この記事の目次
簡単なあらすじ
SPコミックス第71巻収録。CIAのシムズは、ゴルゴによって自身の作戦を潰された過去をもつ。そのため彼は任務を終えたゴルゴを救出せず、危険地帯に見捨てる報復行為にでる。民間人の助けを得て脱出に成功したゴルゴは、続いてモスクワに仕掛けられたシムズの罠を逆手にとって、シムズへの制裁を加えることにするが……。脚本:北鏡太
執念深い男が灼熱の大地に仕掛けた罠
「部長はまだ恨んでるらしいぞ」「マジか。

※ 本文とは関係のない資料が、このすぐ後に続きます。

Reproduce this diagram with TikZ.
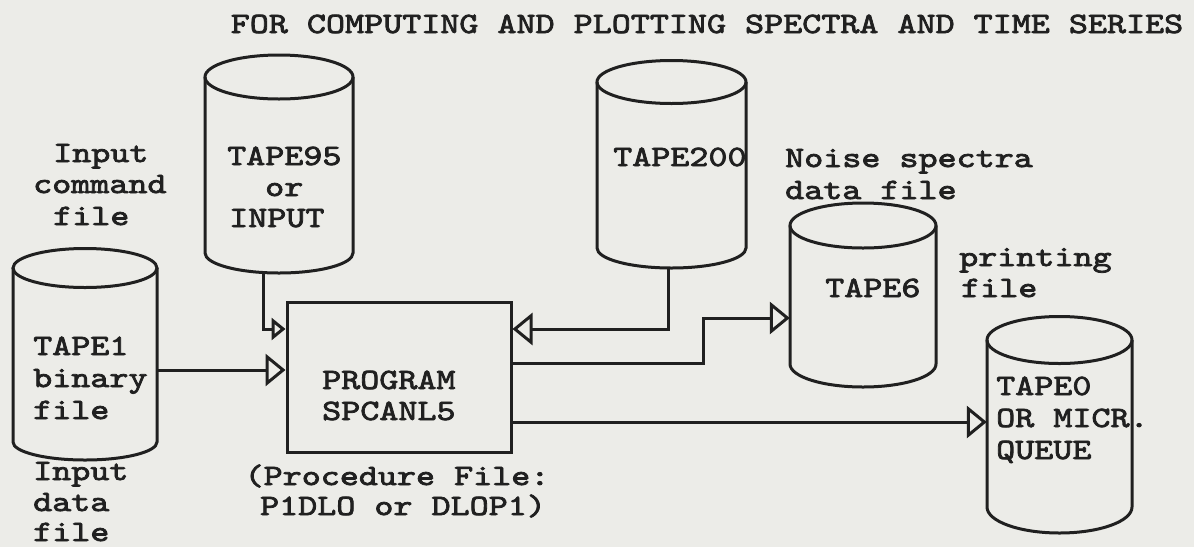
\documentclass[tikz,border=0pt]{standalone}
\usepackage{fontspec}
\usetikzlibrary{arrows.meta}
\newfontfamily\twfont{lmmono10-regular.otf}[FakeStretch=1.23,FakeBold=2.6]
\definecolor{inkc}{RGB}{32,32,32}
\definecolor{paper}{RGB}{236,236,232}
\tikzset{
  ink/.style={draw=inkc, line width=3pt},
  lbl/.style={inner sep=0pt, text=inkc, anchor=base west, font=\twfont\fontsize{29.5}{31}\selectfont},
  arr/.style={ink, -{Triangle[open, length=20pt, width=32pt]}},
  arrs/.style={ink, -{Triangle[open, length=14pt, width=22pt]}},
}
% name, cx, y of top ellipse, y of side bottom, rx, ry top, ry bottom
\newcommand\mydrum[7]{%
  \node[inner sep=0pt, minimum width=2*#5pt, minimum height=#4pt-#3pt] (#1) at (#2,{(#3+#4)/2}) {};
  \draw[ink] (#2,#3) ellipse[x radius=#5pt, y radius=#6pt];
  \draw[ink] ({#2-#5},#3) -- ({#2-#5},#4) arc[start angle=180, end angle=360, x radius=#5pt, y radius=#7pt] -- ({#2+#5},#3);
}
\begin{document}
\begin{tikzpicture}[x=1pt,y=-1pt]
\fill[paper] (0,0) rectangle (1194,547);
\useasboundingbox (0,0) rectangle (1194,547);

% title
\node[lbl, anchor=base] (title) at (707,33) {FOR COMPUTING AND PLOTTING SPECTRA AND TIME SERIES};

% cylinders
\mydrum{t95}{279}{77}{253}{74}{22}{20}
\mydrum{t1}{85}{268}{442}{72}{19.5}{18}
\mydrum{t200}{671.5}{82}{248}{74.5}{21.5}{20}
\mydrum{t6}{863}{225.5}{364}{73}{22.5}{23}
\mydrum{t0}{1059.5}{340}{507}{72.5}{23.5}{26}

% program box
\node[ink, draw, inner sep=0pt, minimum width=224pt, minimum height=150pt] (prog) at (399,377) {};

% connector levels
\coordinate (y329) at (0,329);
\coordinate (y370) at (0,370);
\coordinate (y363) at (0,363);
\coordinate (y422) at (0,422);
\coordinate (t95out) at (263,273);
\coordinate (t200out) at (668,268);
\coordinate (bend) at (703,318);

\draw[arr] (t1.east |- y370) -- (prog.west |- y370);
\draw[arrs] (t95out) |- (prog.west |- y329);
\draw[arr] (t200out) |- (prog.east |- y329);
\draw[arr] (prog.east |- y363) -| (bend) -- (t6.west |- bend);
\draw[arr] (prog.east |- y422) -- (t0.west |- y422);

% labels
\node[lbl] (ic1) at (53,162) {Input};
\node[lbl] (ic2) at (33,193) {command};
\node[lbl] (ic3) at (53,225) {file};

\node[lbl] (t95a) at (227,165) {TAPE95};
\node[lbl] (t95b) at (265,196) {or};
\node[lbl] (t95c) at (229,227) {INPUT};

\node[lbl] (t200a) at (613,166) {TAPE200};

\node[lbl] (ns1) at (785,167) {Noise spectra};
\node[lbl] (ns2) at (785,199) {data file};

\node[lbl] (pf1) at (959,266) {printing};
\node[lbl] (pf2) at (961,297) {file};

\node[lbl] (t6a) at (825,297) {TAPE6};

\node[lbl] (t1a) at (33,355) {TAPE1};
\node[lbl] (t1b) at (33,387) {binary};
\node[lbl] (t1c) at (33,419) {file};

\node[lbl] (id1) at (33,480) {Input};
\node[lbl] (id2) at (33,511) {data};
\node[lbl] (id3) at (33,541) {file};

\node[lbl] (pr1) at (322,389) {PROGRAM};
\node[lbl] (pr2) at (322,420) {SPCANL5};

\node[lbl, anchor=base] (pc1) at (397,485) {(Procedure File:};
\node[lbl, anchor=base] (pc2) at (403,515) {P1DLO or DLOP1)};

\node[lbl] (t0a) at (996,395) {TAPE0};
\node[lbl] (t0b) at (996,427) {OR MICR.};
\node[lbl] (t0c) at (996,459) {QUEUE};
\end{tikzpicture}
\end{document}
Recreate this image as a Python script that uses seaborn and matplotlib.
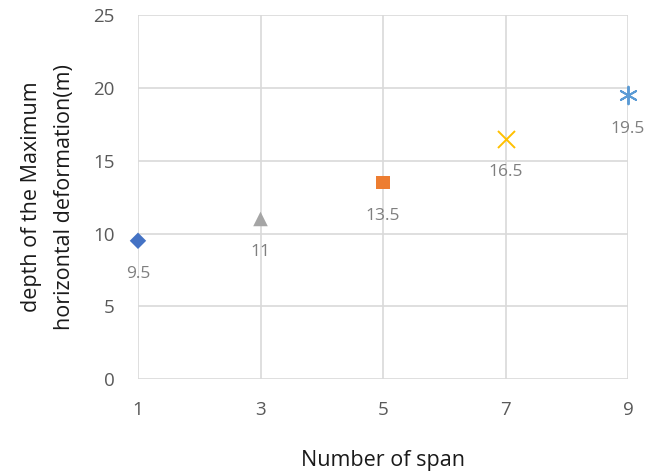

俺らにとばっちりが来ないといいけどな」「だよなー」CIAシムズの部下からはこんなぼやきが聞こえてきそうである。『真実の瞬間』でゴルゴに鼻を明かされた形になったシムズが、何と仕返しに作戦を利用してゴルゴをアフリカに置き去りにする。
そして舞台は酷寒の地ソビエトへ。社会主義計画経済の象徴として、ソフホーズ=国営農場、コルホーズ=集団農場として社会科の教科書に掲載されていたのはいつの時代までだっただろうか。そのソフホーズで政権内の権力闘争とアメリカの陰謀が交錯する。
怖いもの知らずの危ない奴ら
『最終兵器小惑星爆弾』で銃職人のデイブが「相手の怖さを知らないってのは恐ろしいもんだね」と言っているが、ゴルゴの怖さを知らない人々には時々ひやりとする。『一年半の蝶』の坊やにも肝を冷やしたが、アフリカでゴルゴを助けた女性のボーイフレンドは、ゴルゴに「ぶっ殺してやる」と銃口を向けた。
彼女がゴルゴを助けたから、幸いぶっ殺されずに気絶させられるだけですんだが、真相を知ったらもう一度気絶するかもしれない。殴った男を、自分の代わりにベッドに寝かせて立ち去ったのは、ジェントルマンとしての彼女への礼儀だったのだろう。
判断の目を曇らせる負の感情
シムズはマイナスの意味で感情的な男であり、今回はゴルゴへの復讐の鬼と化しているため、輪をかけて負の感情に支配されている。カメラに映った銃がM16だからゴルゴに違いない、と思いこんでいるが、ソビエトの人間が、全員AF47を使用しているとは限るまい。
そのような短絡的な判断で、大統領にまで恥をかかせるような作戦部長では周囲が迷惑する。CIAは、案外ゴルゴの仕事に感謝しているのではないだろうか。ただし、次回依頼時には、ウガンダからの交通費とお詫び、今回の手間賃を、倍返しにして上乗せしなければなるまい。